Fairness is enforced using the OxonFair multi‑head surgery: each member is trained with a standard cross‑entropy loss for the primary task and a squared loss for predicting the protected attribute. Validation data from the member’s own fold are used to select head weights that satisfy a chosen fairness constraint (minimum recall or equal opportunity) while maximizing accuracy. Because each member uses a distinct fold, the entire dataset is effectively utilized for training, leaving only a small held‑out set for validation.

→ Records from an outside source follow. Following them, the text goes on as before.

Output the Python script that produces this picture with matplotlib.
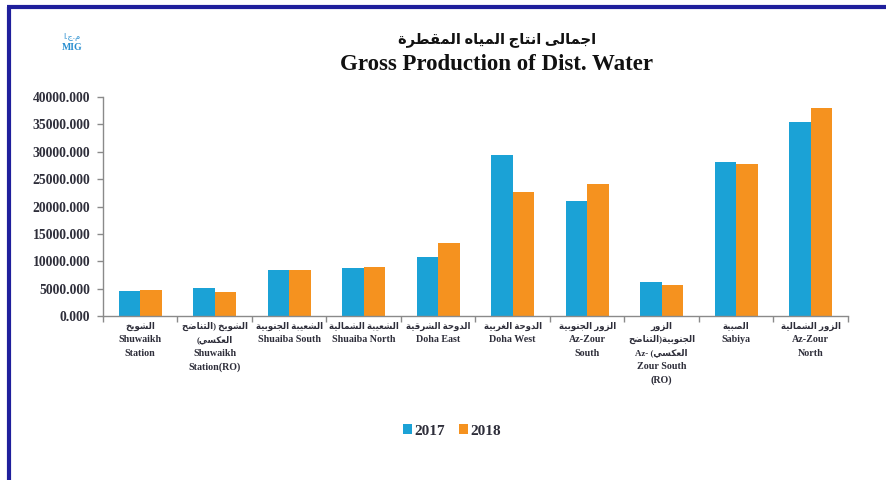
import matplotlib
matplotlib.use("Agg")
import matplotlib.pyplot as plt
from matplotlib.patches import Patch
import numpy as np

# ---------------- data ----------------
cat_ar = ["الشويخ", "الشويخ (التناضح\nالعكسي)", "الشعيبة الجنوبية", "الشعيبة الشمالية",
          "الدوحة الشرقية", "الدوحة الغربية", "الزور الجنوبية", "الزور\nالجنوبية(التناضح",
          "الصبية", "الزور الشمالية"]
cat_en = ["Shuwaikh\nStation", "Shuwaikh\nStation(RO)", "Shuaiba South", "Shuaiba North",
          "Doha East", "Doha West", "Az-Zour\nSouth", "Zour South\n(RO)",
          "Sabiya", "Az-Zour\nNorth"]
v2017 = [4600, 5200, 8400, 8750, 10750, 29400, 21000, 6200, 28100, 35500]
v2018 = [4700, 4300, 8400, 9000, 13400, 22700, 24200, 5600, 27800, 38000]
series = ["2017", "2018"]
yticks = [0, 5000, 10000, 15000, 20000, 25000, 30000, 35000, 40000]

# ---------------- minimal Arabic shaping ----------------
FORMS = {
    'ا': (0xFE8D, 0xFE8E, None, None), 'أ': (0xFE83, 0xFE84, None, None),
    'ب': (0xFE8F, 0xFE90, 0xFE91, 0xFE92), 'ة': (0xFE93, 0xFE94, None, None),
    'ت': (0xFE95, 0xFE96, 0xFE97, 0xFE98), 'ج': (0xFE9D, 0xFE9E, 0xFE9F, 0xFEA0),
    'ح': (0xFEA1, 0xFEA2, 0xFEA3, 0xFEA4), 'خ': (0xFEA5, 0xFEA6, 0xFEA7, 0xFEA8),
    'د': (0xFEA9, 0xFEAA, None, None), 'ر': (0xFEAD, 0xFEAE, None, None),
    'ز': (0xFEAF, 0xFEB0, None, None), 'س': (0xFEB1, 0xFEB2, 0xFEB3, 0xFEB4),
    'ش': (0xFEB5, 0xFEB6, 0xFEB7, 0xFEB8), 'ص': (0xFEB9, 0xFEBA, 0xFEBB, 0xFEBC),
    'ض': (0xFEBD, 0xFEBE, 0xFEBF, 0xFEC0), 'ط': (0xFEC1, 0xFEC2, 0xFEC3, 0xFEC4),
    'ع': (0xFEC9, 0xFECA, 0xFECB, 0xFECC), 'غ': (0xFECD, 0xFECE, 0xFECF, 0xFED0),
    'ق': (0xFED5, 0xFED6, 0xFED7, 0xFED8), 'ك': (0xFED9, 0xFEDA, 0xFEDB, 0xFEDC),
    'ل': (0xFEDD, 0xFEDE, 0xFEDF, 0xFEE0), 'م': (0xFEE1, 0xFEE2, 0xFEE3, 0xFEE4),
    'ن': (0xFEE5, 0xFEE6, 0xFEE7, 0xFEE8), 'ه': (0xFEE9, 0xFEEA, 0xFEEB, 0xFEEC),
    'و': (0xFEED, 0xFEEE, None, None), 'ى': (0xFEEF, 0xFEF0, None, None),
    'ي': (0xFEF1, 0xFEF2, 0xFEF3, 0xFEF4),
}


def _dual(c):
    return c in FORMS and FORMS[c][2] is not None


def shape_line(s):
    out = []
    for i, c in enumerate(s):
        if c not in FORMS:
            out.append(c)
            continue
        prev_j = i > 0 and _dual(s[i - 1])
        next_j = i < len(s) - 1 and s[i + 1] in FORMS and _dual(c)
        iso, fin, ini, med = FORMS[c]
        if prev_j and next_j:
            code = med
        elif prev_j:
            code = fin
        elif next_j:
            code = ini
        else:
            code = iso
        out.append(chr(code))
    vis = "".join(reversed(out))
    return vis.translate(str.maketrans("()", ")("))


def ar(s):
    return "\n".join(shape_line(l) for l in s.split("\n"))


# ---------------- figure ----------------
W, H = 887, 480
fig = plt.figure(figsize=(W / 100, H / 100), dpi=100)
fig.patch.set_facecolor("white")

FAM = ["Liberation Serif", "DejaVu Sans"]
TXT = "#2e2e3a"
C17 = "#1ba2d6"
C18 = "#f5921f"

ax = fig.add_axes([103 / W, 1 - 316 / H, (848 - 103) / W, (316 - 97) / H])
x = np.arange(len(v2017))
bw = 0.29
ax.bar(x - bw / 2, v2017, bw, color=C17, edgecolor="none", zorder=2)
ax.bar(x + bw / 2, v2018, bw, color=C18, edgecolor="none", zorder=2)

ax.set_xlim(-0.5, len(x) - 0.5)
ax.set_ylim(0, 40000)
ax.set_yticks(yticks)
ax.set_yticklabels([f"{v:.3f}" for v in yticks], fontfamily="Liberation Serif",
                   fontweight="bold", fontsize=9.8, color=TXT)
ax.set_xticks(np.arange(len(x) + 1) - 0.5)
ax.set_xticklabels([])
for s in ["top", "right"]:
    ax.spines[s].set_visible(False)
for s in ["left", "bottom"]:
    ax.spines[s].set_color("#8a8a8a")
    ax.spines[s].set_linewidth(1.0)
ax.tick_params(axis="both", direction="out", length=4, color="#8a8a8a", width=1.0)
ax.tick_params(axis="y", pad=5)
ax.set_facecolor("white")

# category labels, one line at a time
line0 = 326.0
pitch = 13.6
data_to_fig = ax.transData + fig.transFigure.inverted()
for i in range(len(x)):
    xf = data_to_fig.transform((i, 0))[0]
    lines = [(shape_line(l), 6.2) for l in cat_ar[i].split("\n")]
    if i == 7:
        lines.append(("Az- " + shape_line("العكسي)"), 6.4))
    lines += [(l, 7.2) for l in cat_en[i].split("\n")]
    for k, (t, fs) in enumerate(lines):
        fig.text(xf, 1 - (line0 + pitch * k) / H, t, ha="center", va="center",
                 fontsize=fs, fontweight="bold", family=FAM, color=TXT)

# titles
fig.text(497 / W, 1 - 40 / H, ar("اجمالى انتاج المياه المقطرة"), ha="center", va="center",
         fontsize=10.5, fontweight="bold", family=FAM, color="#111111")
fig.text(497 / W, 1 - 64 / H, "Gross Production of Dist. Water", ha="center", va="center",
         fontsize=16.5, fontweight="bold", family=FAM, color="#111111")

# unit
fig.text(72 / W, 1 - 37 / H, ar("م.ج.ا"), ha="center", va="center", fontsize=6,
         family=FAM, color="#2a8fd0")
fig.text(72 / W, 1 - 47 / H, "MIG", ha="center", va="center", fontsize=7,
         fontweight="bold", family=FAM, color="#2a8fd0")

# legend
handles = [Patch(facecolor=C17, edgecolor="none"), Patch(facecolor=C18, edgecolor="none")]
fig.legend(handles, series, loc="center", bbox_to_anchor=(452 / W, 1 - 431 / H), ncol=2,
           frameon=False, handlelength=0.6, handleheight=0.6, handletextpad=0.15,
           columnspacing=0.9, prop={"family": "Liberation Serif", "weight": "bold", "size": 11},
           labelcolor=TXT)

# blue frame (left + top)
frame_c = "#1f1f9c"
fig.add_artist(plt.Line2D([9 / W, 9 / W], [0, 1 - 7 / H], transform=fig.transFigure,
                          color=frame_c, lw=3, solid_capstyle="butt"))
fig.add_artist(plt.Line2D([7.5 / W, 1], [1 - 7 / H, 1 - 7 / H], transform=fig.transFigure,
                          color=frame_c, lw=3, solid_capstyle="butt"))

fig.savefig("out.png", dpi=100, facecolor="white")
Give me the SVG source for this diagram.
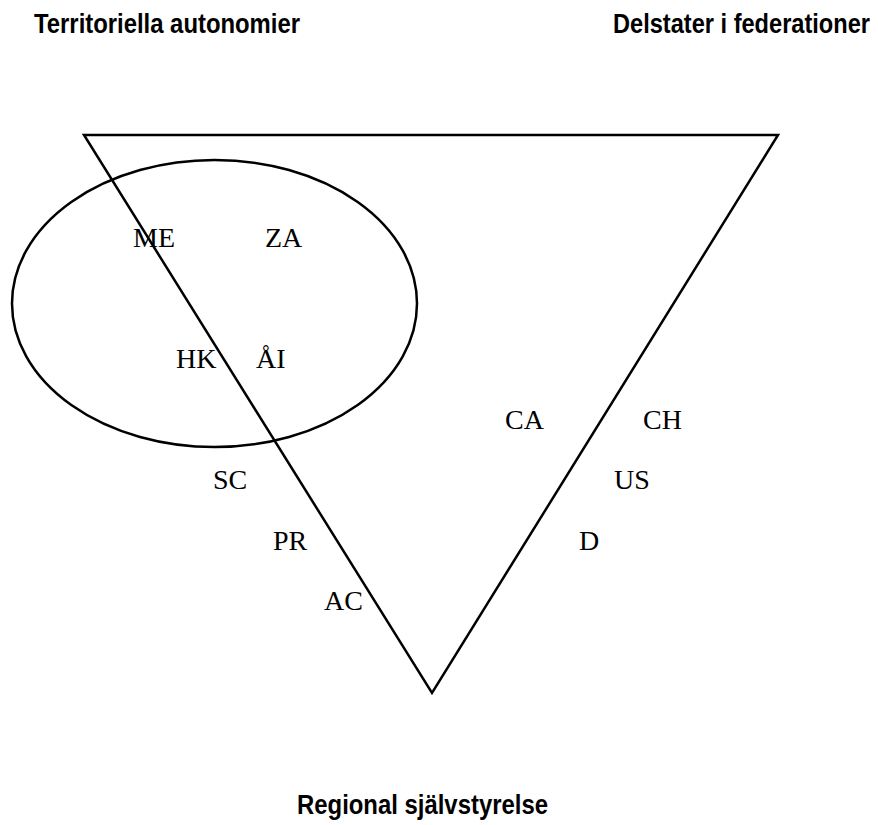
<svg xmlns="http://www.w3.org/2000/svg" width="878" height="825" viewBox="0 0 878 825">
<style>
.t{font-family:"Liberation Sans Narrow","Liberation Sans",Arial,sans-serif;font-weight:bold;font-size:27px;fill:#000}
.l{font-family:"Liberation Serif","Times New Roman",serif;font-size:28px;fill:#000}
.s{fill:none;stroke:#000;stroke-width:2.5}
</style>
<rect width="878" height="825" fill="#fff"/>
<g id="shapes">
<polygon id="triangle" class="s" points="84,135 778,135 432,693" stroke-linejoin="miter"/>
<ellipse id="ellipse" class="s" cx="214.5" cy="303.5" rx="202.5" ry="143.5"/>
</g>
<g id="titles">
<text id="t1" class="t" x="34" y="33" textLength="266" lengthAdjust="spacingAndGlyphs">Territoriella autonomier</text>
<text id="t2" class="t" x="613" y="33" textLength="257" lengthAdjust="spacingAndGlyphs">Delstater i federationer</text>
<text id="t3" class="t" x="297" y="814" textLength="251" lengthAdjust="spacingAndGlyphs">Regional självstyrelse</text>
</g>
<g id="labels">
<text id="ME" class="l" x="133" y="247">ME</text>
<text id="ZA" class="l" x="265" y="247">ZA</text>
<text id="HK" class="l" x="176" y="368">HK</text>
<text id="AI" class="l" x="256" y="368">ÅI</text>
<text id="CA" class="l" x="505" y="429">CA</text>
<text id="CH" class="l" x="643" y="429">CH</text>
<text id="SC" class="l" x="213" y="489">SC</text>
<text id="US" class="l" x="614" y="489">US</text>
<text id="PR" class="l" x="273" y="550">PR</text>
<text id="D" class="l" x="579" y="550">D</text>
<text id="AC" class="l" x="324" y="610">AC</text>
</g>
</svg>
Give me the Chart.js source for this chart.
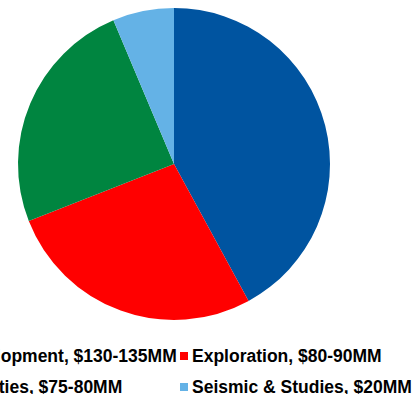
<!DOCTYPE html>
<html>
<head>
<meta charset="utf-8">
<script src="https://cdn.jsdelivr.net/npm/chart.js@4"></script>
<style>
  html, body { margin: 0; padding: 0; background: #fff; overflow: hidden; }
  #wrap { position: relative; width: 412px; height: 394px; overflow: hidden; }
  #c { position: absolute; left: 0; top: 0; }
  .item { position: absolute; display: flex; align-items: center; white-space: nowrap;
          font-family: "Liberation Sans", Arial, sans-serif; font-weight: bold; font-size: 17.5px;
          line-height: 20px; color: #000; }
  .box { width: 8px; height: 8px; margin-right: 4px; flex: none; }
</style>
</head>
<body>
<div id="wrap">
  <canvas id="c" width="412" height="340"></canvas>
  <div id="legend"></div>
</div>
<script>
const categories = ["Development, $130-135MM", "Exploration, $80-90MM", "Facilities, $75-80MM", "Seismic & Studies, $20MM"];
const values = [132.5, 85, 77.5, 20];
const colors = ["#0054A0", "#FF0000", "#008540", "#64B2E6"];

new Chart(document.getElementById('c'), {
  type: 'pie',
  data: {
    labels: categories,
    datasets: [{ data: values, backgroundColor: colors, borderWidth: 0 }]
  },
  options: {
    responsive: false,
    animation: false,
    layout: { padding: { left: 18, right: 82, top: 8, bottom: 20 } },
    plugins: { legend: { display: false }, tooltip: { enabled: false } }
  }
});

// Legend: two columns, Excel-style grid
const legend = document.getElementById('legend');
const colX = [-58, 180];
const rowY = [346, 377];
categories.forEach((label, i) => {
  const d = document.createElement('div');
  d.className = 'item';
  d.style.left = colX[i % 2] + 'px';
  d.style.top = rowY[Math.floor(i / 2)] + 'px';
  const b = document.createElement('span');
  b.className = 'box';
  b.style.background = colors[i];
  const t = document.createElement('span');
  t.textContent = label;
  d.appendChild(b);
  d.appendChild(t);
  legend.appendChild(d);
});
</script>
</body>
</html>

The theoretical contribution centers on extending the notion of “competent ensembles” (Theisen et al., 2023) to group‑wise subsets of the data. The authors define restricted group‑wise competence (C⁺_ρ(t) ≥ 0) and prove three main results: (1) If every member satisfies a minimum‑recall constraint and the ensemble is restricted‑groupwise competent, then the ensemble also satisfies the same minimum‑recall guarantee. (2) If every member approximately satisfies an error‑parity measure (e.g., equal opportunity), then the ensemble’s fairness deviation is bounded by the disagreement‑error ratio (DER) and the average group losses, formalized in Equation 4. (3) Enforcing a minimum recall above 50 % guarantees restricted‑groupwise competence, leveraging classic jury theorems to show that majority voting will not degrade recall. These results provide clear conditions under which fairness improvements at the member level transfer to the whole ensemble.

Empirically, the method is evaluated on three medical imaging datasets (HAM10000, Fitzpatrick17k, and a third unnamed set). Compared against strong baselines—including post‑processing thresholding, standard ERM with fairness regularization, and prior ensemble‑based fairness approaches—OxEnsemble consistently achieves a better trade‑off between overall accuracy and fairness metrics. Notably, the recall for minority groups improves substantially without sacrificing performance on the majority, demonstrating the practical benefit of the approach in safety‑critical domains.

The paper is organized as follows: Section 2 reviews related work on low‑data fairness and fairness in ensembles. Section 3 details the construction, training pipeline, and the formal fairness guarantees. Sections 4 and 5 present experimental methodology, results, and ablation studies. Appendices provide additional efficiency comparisons, implementation details, and full proofs.

In summary, OxEnsemble offers a data‑efficient, compute‑efficient, and theoretically grounded solution for fair classification under low‑data constraints. By sharing a backbone, using multi‑head fairness enforcement, and leveraging majority‑vote competence, it delivers reliable fairness guarantees while keeping computational overhead minimal—making it a compelling candidate for deployment in medical imaging and other domains where both fairness and data scarcity are paramount.